On the other hand, I do imagine the film’s tone may create an issue among some adults. Most of the time I wasn’t sure if I should laugh or be more concerned with Timmy, but I do know I was entertained throughout, but I can understand if seeing Timmy’s behavior, especially considering the possibility of him being on the spectrum might raise some flags for some parents. Watching this reminded me a lot of Where the Wild Things Are, the movie adaptation, both about troubled kids escaping to their imagination, both easy to misunderstand for parents who may be struggling with kids themselves. I don’t consider it a big issue, but I do get if this movie doesn’t work for you precisely because it may seem like a bad influence on kids, personally I enjoyed it for being honest and showcasing that kids like this will be a handful.

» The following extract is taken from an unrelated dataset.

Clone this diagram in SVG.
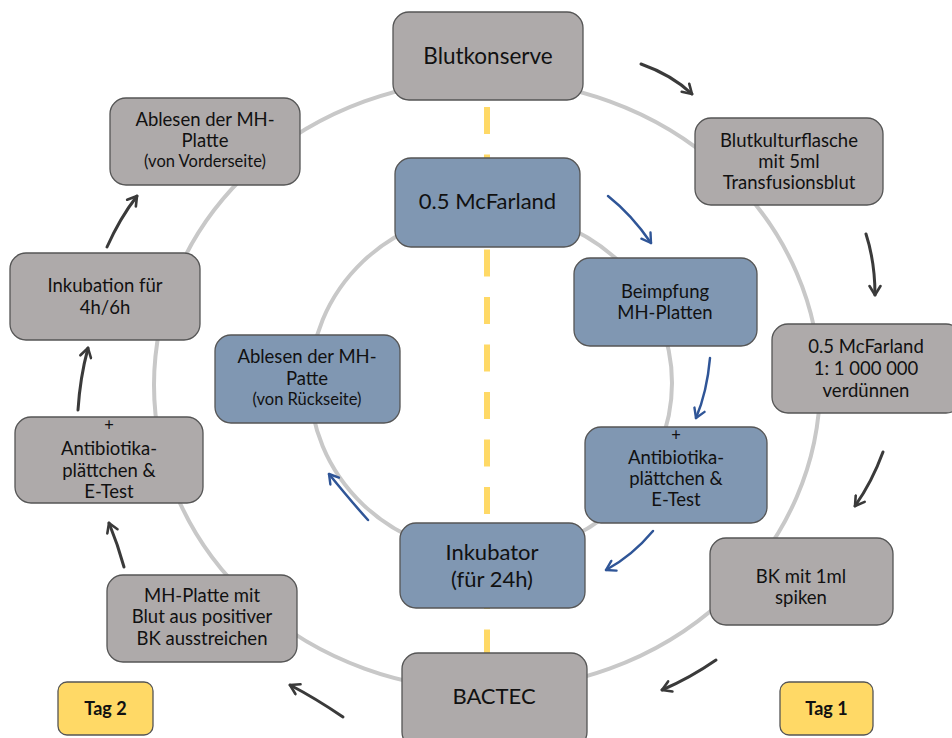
<svg xmlns="http://www.w3.org/2000/svg" width="952" height="738" viewBox="0 0 952 738">
<defs>
<style>
.ring{fill:none;stroke:#c8c8c8;stroke-width:4}
.yl{fill:none;stroke:#ffd966;stroke-width:6;stroke-dasharray:27 20.5}
.g{fill:#aeaaaa;stroke:#555;stroke-width:1.3}
.b{fill:#8097b2;stroke:#555;stroke-width:1.3}
.y{fill:#ffd966;stroke:#555;stroke-width:1.3}
text{font-family:Lato,"Liberation Sans",sans-serif;fill:#111;text-anchor:middle}
.t{font-size:18.5px}
.s{font-size:16.5px}
.L{font-size:22px}
.tag{font-size:18px;font-weight:bold}
.da{fill:none;stroke:#3a3a3a;stroke-width:3;stroke-linecap:round;marker-end:url(#ahd)}
.ba{fill:none;stroke:#2f5597;stroke-width:2.5;stroke-linecap:round;marker-end:url(#ahb)}
</style>
<marker id="ahd" viewBox="0 0 14 14" refX="12" refY="7" markerWidth="14" markerHeight="14" markerUnits="userSpaceOnUse" orient="auto"><path d="M3,1.5 L12,7 L3,12.5" fill="none" stroke="#3a3a3a" stroke-width="2.6" stroke-linecap="round" stroke-linejoin="round"/></marker>
<marker id="ahb" viewBox="0 0 14 14" refX="12" refY="7" markerWidth="14" markerHeight="14" markerUnits="userSpaceOnUse" orient="auto"><path d="M3,1.5 L12,7 L3,12.5" fill="none" stroke="#2f5597" stroke-width="2.4" stroke-linecap="round" stroke-linejoin="round"/></marker>
</defs>
<rect width="952" height="738" fill="#fff"/>
<g id="connectors">
<ellipse class="ring" cx="487" cy="385" rx="333" ry="305"/>
<ellipse class="ring" cx="491" cy="383" rx="181" ry="172"/>
<line class="yl" x1="487" y1="107" x2="487" y2="653"/>
<path class="da" d="M641,64 Q672,75 692,94"/>
<path class="da" d="M866,234 Q875,262 875,295"/>
<path class="da" d="M883,452 Q872,482 855,506"/>
<path class="da" d="M716,660 Q690,678 662,690"/>
<path class="da" d="M343,717 Q315,698 290,685"/>
<path class="da" d="M124,567 Q118,545 109,523"/>
<path class="da" d="M78,410 Q80,378 88,348"/>
<path class="da" d="M107,247 Q120,218 137,196"/>
<path class="ba" d="M608,196 Q632,215 651,243"/>
<path class="ba" d="M710,358 Q707,392 696,418"/>
<path class="ba" d="M653,531 Q632,556 606,570"/>
<path class="ba" d="M368,520 Q350,500 329,474"/>
</g>
<g id="n-blutkonserve"><rect class="g" x="393" y="12" width="190" height="88" rx="16"/><text class="L" x="488" y="64" style="font-size:22.5px">Blutkonserve</text></g>
<g id="n-ablesen-vorder"><rect class="g" x="110" y="98" width="190" height="87" rx="16"/><text class="t" x="205" y="126">Ablesen der MH-</text><text class="t" x="205" y="147">Platte</text><text class="s" x="205" y="167">(von Vorderseite)</text></g>
<g id="n-blutkultur"><rect class="g" x="695" y="118" width="188" height="87" rx="16"/><text class="t" x="789" y="147">Blutkulturflasche</text><text class="t" x="789" y="168">mit 5ml</text><text class="t" x="789" y="189">Transfusionsblut</text></g>
<g id="n-mcfarland-blue"><rect class="b" x="395" y="158" width="185" height="89" rx="16"/><text class="L" x="487.5" y="209">0.5 McFarland</text></g>
<g id="n-beimpfung"><rect class="b" x="574" y="258" width="183" height="88" rx="16"/><text class="t" x="665" y="298">Beimpfung</text><text class="t" x="665" y="319">MH-Platten</text></g>
<g id="n-mcfarland-gray"><rect class="g" x="772" y="324" width="190" height="89" rx="16"/><text class="t" x="866" y="353">0.5 McFarland</text><text class="t" x="866" y="375">1: 1 000 000</text><text class="t" x="866" y="397">verdünnen</text></g>
<g id="n-ablesen-rueck"><rect class="b" x="215" y="335" width="185" height="88" rx="16"/><text class="t" x="307" y="363">Ablesen der MH-</text><text class="t" x="307" y="385">Patte</text><text class="s" x="307" y="405">(von Rückseite)</text></g>
<g id="n-antibiotika-blue"><rect class="b" x="585" y="427" width="182" height="96" rx="16"/><text class="s" x="676" y="441">+</text><text class="t" x="676" y="464">Antibiotika-</text><text class="t" x="676" y="485">plättchen &amp;</text><text class="t" x="676" y="506">E-Test</text></g>
<g id="n-inkubation"><rect class="g" x="10" y="253" width="190" height="87" rx="16"/><text class="t" x="105" y="292">Inkubation für</text><text class="t" x="105" y="314">4h/6h</text></g>
<g id="n-antibiotika-gray"><rect class="g" x="15" y="417" width="188" height="86" rx="16"/><text class="s" x="109" y="431">+</text><text class="t" x="109" y="455">Antibiotika-</text><text class="t" x="109" y="477">plättchen &amp;</text><text class="t" x="109" y="498">E-Test</text></g>
<g id="n-bk-spiken"><rect class="g" x="710" y="538" width="183" height="87" rx="16"/><text class="t" x="801" y="583">BK mit 1ml</text><text class="t" x="801" y="604">spiken</text></g>
<g id="n-inkubator"><rect class="b" x="400" y="523" width="185" height="85" rx="16"/><text class="L" x="492" y="560">Inkubator</text><text class="L" x="492" y="587">(für 24h)</text></g>
<g id="n-mh-platte"><rect class="g" x="107" y="575" width="190" height="87" rx="16"/><text class="t" x="202" y="602">MH-Platte mit</text><text class="t" x="202" y="623">Blut aus positiver</text><text class="t" x="202" y="645">BK ausstreichen</text></g>
<g id="n-bactec"><rect class="g" x="402" y="653" width="185" height="95" rx="16"/><text class="L" x="494" y="704">BACTEC</text></g>
<g id="n-tag2"><rect class="y" x="58" y="682" width="95" height="53" rx="9"/><text class="tag" x="105.5" y="715">Tag 2</text></g>
<g id="n-tag1"><rect class="y" x="780" y="682" width="93" height="53" rx="9"/><text class="tag" x="826.5" y="715">Tag 1</text></g>
</svg>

Yes, I walked into this expecting Timmy to take a case that would get solved in the end, all through the charm and wit of child imagination, instead I got an episodic coming of age story. No, Timmy never grows up beyond trying to admit his faults and learning to cooperate more, but he’s just a kid, he’ll have time to grow more as gets older. I liked that this movie has reoccurring themes and bits, more than a straightforward story, why should it? Well okay, sure it should because Timmy thinks it’s all one big case, but pulling that curtain just far enough where we know he’s imagining things, but he doesn’t is why this feels so fresh compared to other Disney features. It’s definitely a highlight among the original movies made for Disney Plus and it’s shame that it’s been overshadowed by other things, yes I know that it’s a smaller feature, but so what? They can’t all be blockbusters. Timmy Failure:Mistakes Were Made is a touching movie that at first glance looks like a typical silly kids film, but upon closer look reveals itself to be a smart movie about the weird outcast kid and how people interact with him. It’s not perfect, but it’s charming, especially when we see people trying to meet our lead on his level despite his obvious foolish fantasies. If you haven’t seen it, and you likely haven’t I say this is a good one to watch, especially if you ever felt alone and misunderstood.